▶ [INSTRUCTIONS TO FOLLOW] Transcribe the material verbatim in full; the pictures do not belong in the copy.

---------- RECORDED INFORMATION ----------

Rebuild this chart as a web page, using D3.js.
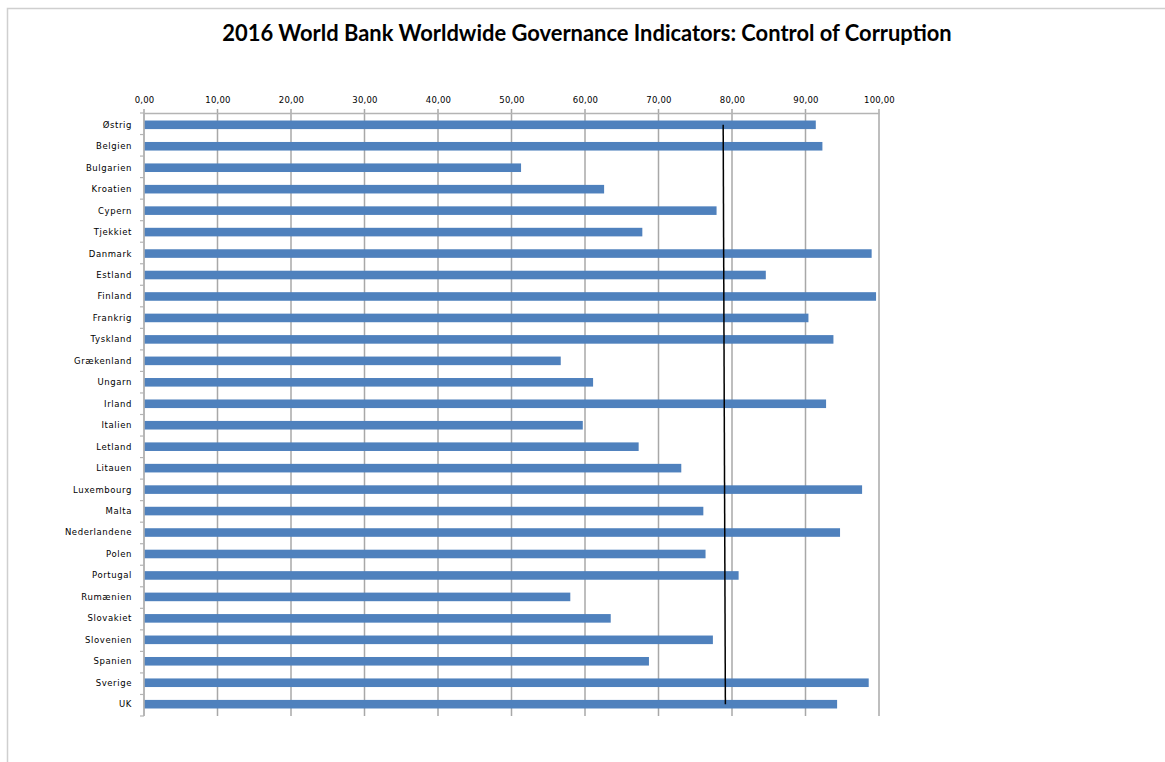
<!DOCTYPE html>
<html>
<head>
<meta charset="utf-8">
<script src="https://cdn.jsdelivr.net/npm/d3@7"></script>
<style>
  html, body { margin: 0; padding: 0; background: #fff; }
  svg { display: block; }
</style>
</head>
<body>
<svg id="chart"></svg>
<script>
const countries = ['Østrig', 'Belgien', 'Bulgarien', 'Kroatien', 'Cypern', 'Tjekkiet', 'Danmark',
  'Estland', 'Finland', 'Frankrig', 'Tyskland', 'Grækenland', 'Ungarn', 'Irland', 'Italien',
  'Letland', 'Litauen', 'Luxembourg', 'Malta', 'Nederlandene', 'Polen', 'Portugal', 'Rumænien',
  'Slovakiet', 'Slovenien', 'Spanien', 'Sverige', 'UK'];
const scores = [91.4, 92.3, 51.3, 62.6, 77.9, 67.8, 99.0, 84.6, 99.6, 90.4, 93.8, 56.7, 61.1, 92.8,
  59.7, 67.3, 73.1, 97.7, 76.1, 94.7, 76.4, 80.9, 58.0, 63.5, 77.4, 68.7, 98.6, 94.3];
// reference line: value at first and at last category
const refLine = [78.8, 79.1];
const xTicks = [0, 10, 20, 30, 40, 50, 60, 70, 80, 90, 100];
const title = '2016 World Bank Worldwide Governance Indicators: Control of Corruption';

const width = 1165;
const height = 762;
const margin = { top: 113, left: 144, right: 286, bottom: 46 };
const w = width - margin.left - margin.right;
const h = height - margin.top - margin.bottom;

const svg = d3.select('#chart')
  .attr('width', width)
  .attr('height', height);

// outer frame (only top and left edges visible)
svg.append('path')
  .attr('d', `M7.5,${height} V8.5 H${width}`)
  .attr('fill', 'none')
  .attr('stroke', '#cfcfcf')
  .attr('stroke-width', 1.5);

// Title, sized to the reference span
const titleEl = svg.append('text')
  .attr('x', 587)
  .attr('y', 41)
  .attr('text-anchor', 'middle')
  .attr('font-family', 'Lato, "Open Sans", sans-serif')
  .attr('font-weight', 'bold')
  .attr('font-size', 20)
  .attr('fill', '#000')
  .text(title);
const tw = titleEl.node().getComputedTextLength();
titleEl.attr('font-size', 20 * 730 / tw);

const g = svg.append('g')
  .attr('transform', `translate(${margin.left},${margin.top})`);

const x = d3.scaleLinear()
  .domain([0, 100])
  .range([0, w]);

const y = d3.scaleBand()
  .domain(countries)
  .range([0, h])
  .paddingInner(0.6)
  .paddingOuter(0.35);

// gridlines
g.append('g')
  .selectAll('line')
  .data(xTicks)
  .join('line')
  .attr('x1', d => x(d))
  .attr('x2', d => x(d))
  .attr('y1', -4)
  .attr('y2', h)
  .attr('stroke', '#a8a8a8')
  .attr('stroke-width', 1.5);

// top axis
const xAxis = g.append('g')
  .call(d3.axisTop(x)
    .tickValues(xTicks)
    .tickSize(4)
    .tickSizeOuter(0)
    .tickFormat(d => d3.format('.2f')(d).replace('.', ',')));
xAxis.select('.domain')
  .attr('stroke', '#b4b4b4')
  .attr('stroke-width', 1.5);
xAxis.selectAll('.tick line').remove();
xAxis.selectAll('.tick text')
  .attr('y', -10)
  .attr('font-family', '"DejaVu Sans", sans-serif')
  .attr('font-size', 8.5)
  .attr('letter-spacing', 0.2)
  .attr('fill', '#000');

// bars
g.append('g')
  .selectAll('rect')
  .data(countries)
  .join('rect')
  .attr('x', 0)
  .attr('y', d => y(d))
  .attr('width', (d, i) => x(scores[i]))
  .attr('height', y.bandwidth())
  .attr('fill', '#4f81bd');

// left axis with ticks at category boundaries
const yAxis = g.append('g');
yAxis.append('line')
  .attr('x1', 0).attr('x2', 0)
  .attr('y1', 0).attr('y2', h)
  .attr('stroke', '#b4b4b4')
  .attr('stroke-width', 1.5);
yAxis.selectAll('.btick')
  .data(d3.range(countries.length + 1))
  .join('line')
  .attr('class', 'btick')
  .attr('x1', -4).attr('x2', 0)
  .attr('y1', i => i * (h / countries.length))
  .attr('y2', i => i * (h / countries.length))
  .attr('stroke', '#b4b4b4')
  .attr('stroke-width', 1.2);
yAxis.selectAll('.lbl')
  .data(countries)
  .join('text')
  .attr('class', 'lbl')
  .attr('x', -12)
  .attr('y', d => y(d) + y.bandwidth() / 2)
  .attr('dy', '0.35em')
  .attr('text-anchor', 'end')
  .attr('font-family', '"DejaVu Sans", sans-serif')
  .attr('font-size', 8.5)
  .attr('letter-spacing', 0.6)
  .attr('fill', '#000')
  .text(d => d);

// reference line through the bars
const first = countries[0];
const last = countries[countries.length - 1];
g.append('line')
  .attr('x1', x(refLine[0]))
  .attr('x2', x(refLine[1]))
  .attr('y1', y(first) + y.bandwidth() / 2)
  .attr('y2', y(last) + y.bandwidth() / 2)
  .attr('stroke', '#000')
  .attr('stroke-width', 1.5);
</script>
</body>
</html>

----------

▶ [SOLUTION]
Rebuild this chart as a web page, using D3.js.
<!DOCTYPE html>
<html>
<head>
<meta charset="utf-8">
<script src="https://cdn.jsdelivr.net/npm/d3@7"></script>
<style>
  html, body { margin: 0; padding: 0; background: #fff; }
  svg { display: block; }
</style>
</head>
<body>
<svg id="chart"></svg>
<script>
const countries = ['Østrig', 'Belgien', 'Bulgarien', 'Kroatien', 'Cypern', 'Tjekkiet', 'Danmark',
  'Estland', 'Finland', 'Frankrig', 'Tyskland', 'Grækenland', 'Ungarn', 'Irland', 'Italien',
  'Letland', 'Litauen', 'Luxembourg', 'Malta', 'Nederlandene', 'Polen', 'Portugal', 'Rumænien',
  'Slovakiet', 'Slovenien', 'Spanien', 'Sverige', 'UK'];
const scores = [91.4, 92.3, 51.3, 62.6, 77.9, 67.8, 99.0, 84.6, 99.6, 90.4, 93.8, 56.7, 61.1, 92.8,
  59.7, 67.3, 73.1, 97.7, 76.1, 94.7, 76.4, 80.9, 58.0, 63.5, 77.4, 68.7, 98.6, 94.3];
// reference line: value at first and at last category
const refLine = [78.8, 79.1];
const xTicks = [0, 10, 20, 30, 40, 50, 60, 70, 80, 90, 100];
const title = '2016 World Bank Worldwide Governance Indicators: Control of Corruption';

const width = 1165;
const height = 762;
const margin = { top: 113, left: 144, right: 286, bottom: 46 };
const w = width - margin.left - margin.right;
const h = height - margin.top - margin.bottom;

const svg = d3.select('#chart')
  .attr('width', width)
  .attr('height', height);

// outer frame (only top and left edges visible)
svg.append('path')
  .attr('d', `M7.5,${height} V8.5 H${width}`)
  .attr('fill', 'none')
  .attr('stroke', '#cfcfcf')
  .attr('stroke-width', 1.5);

// Title, sized to the reference span
const titleEl = svg.append('text')
  .attr('x', 587)
  .attr('y', 41)
  .attr('text-anchor', 'middle')
  .attr('font-family', 'Lato, "Open Sans", sans-serif')
  .attr('font-weight', 'bold')
  .attr('font-size', 20)
  .attr('fill', '#000')
  .text(title);
const tw = titleEl.node().getComputedTextLength();
titleEl.attr('font-size', 20 * 730 / tw);

const g = svg.append('g')
  .attr('transform', `translate(${margin.left},${margin.top})`);

const x = d3.scaleLinear()
  .domain([0, 100])
  .range([0, w]);

const y = d3.scaleBand()
  .domain(countries)
  .range([0, h])
  .paddingInner(0.6)
  .paddingOuter(0.35);

// gridlines
g.append('g')
  .selectAll('line')
  .data(xTicks)
  .join('line')
  .attr('x1', d => x(d))
  .attr('x2', d => x(d))
  .attr('y1', -4)
  .attr('y2', h)
  .attr('stroke', '#a8a8a8')
  .attr('stroke-width', 1.5);

// top axis
const xAxis = g.append('g')
  .call(d3.axisTop(x)
    .tickValues(xTicks)
    .tickSize(4)
    .tickSizeOuter(0)
    .tickFormat(d => d3.format('.2f')(d).replace('.', ',')));
xAxis.select('.domain')
  .attr('stroke', '#b4b4b4')
  .attr('stroke-width', 1.5);
xAxis.selectAll('.tick line').remove();
xAxis.selectAll('.tick text')
  .attr('y', -10)
  .attr('font-family', '"DejaVu Sans", sans-serif')
  .attr('font-size', 8.5)
  .attr('letter-spacing', 0.2)
  .attr('fill', '#000');

// bars
g.append('g')
  .selectAll('rect')
  .data(countries)
  .join('rect')
  .attr('x', 0)
  .attr('y', d => y(d))
  .attr('width', (d, i) => x(scores[i]))
  .attr('height', y.bandwidth())
  .attr('fill', '#4f81bd');

// left axis with ticks at category boundaries
const yAxis = g.append('g');
yAxis.append('line')
  .attr('x1', 0).attr('x2', 0)
  .attr('y1', 0).attr('y2', h)
  .attr('stroke', '#b4b4b4')
  .attr('stroke-width', 1.5);
yAxis.selectAll('.btick')
  .data(d3.range(countries.length + 1))
  .join('line')
  .attr('class', 'btick')
  .attr('x1', -4).attr('x2', 0)
  .attr('y1', i => i * (h / countries.length))
  .attr('y2', i => i * (h / countries.length))
  .attr('stroke', '#b4b4b4')
  .attr('stroke-width', 1.2);
yAxis.selectAll('.lbl')
  .data(countries)
  .join('text')
  .attr('class', 'lbl')
  .attr('x', -12)
  .attr('y', d => y(d) + y.bandwidth() / 2)
  .attr('dy', '0.35em')
  .attr('text-anchor', 'end')
  .attr('font-family', '"DejaVu Sans", sans-serif')
  .attr('font-size', 8.5)
  .attr('letter-spacing', 0.6)
  .attr('fill', '#000')
  .text(d => d);

// reference line through the bars
const first = countries[0];
const last = countries[countries.length - 1];
g.append('line')
  .attr('x1', x(refLine[0]))
  .attr('x2', x(refLine[1]))
  .attr('y1', y(first) + y.bandwidth() / 2)
  .attr('y2', y(last) + y.bandwidth() / 2)
  .attr('stroke', '#000')
  .attr('stroke-width', 1.5);
</script>
</body>
</html>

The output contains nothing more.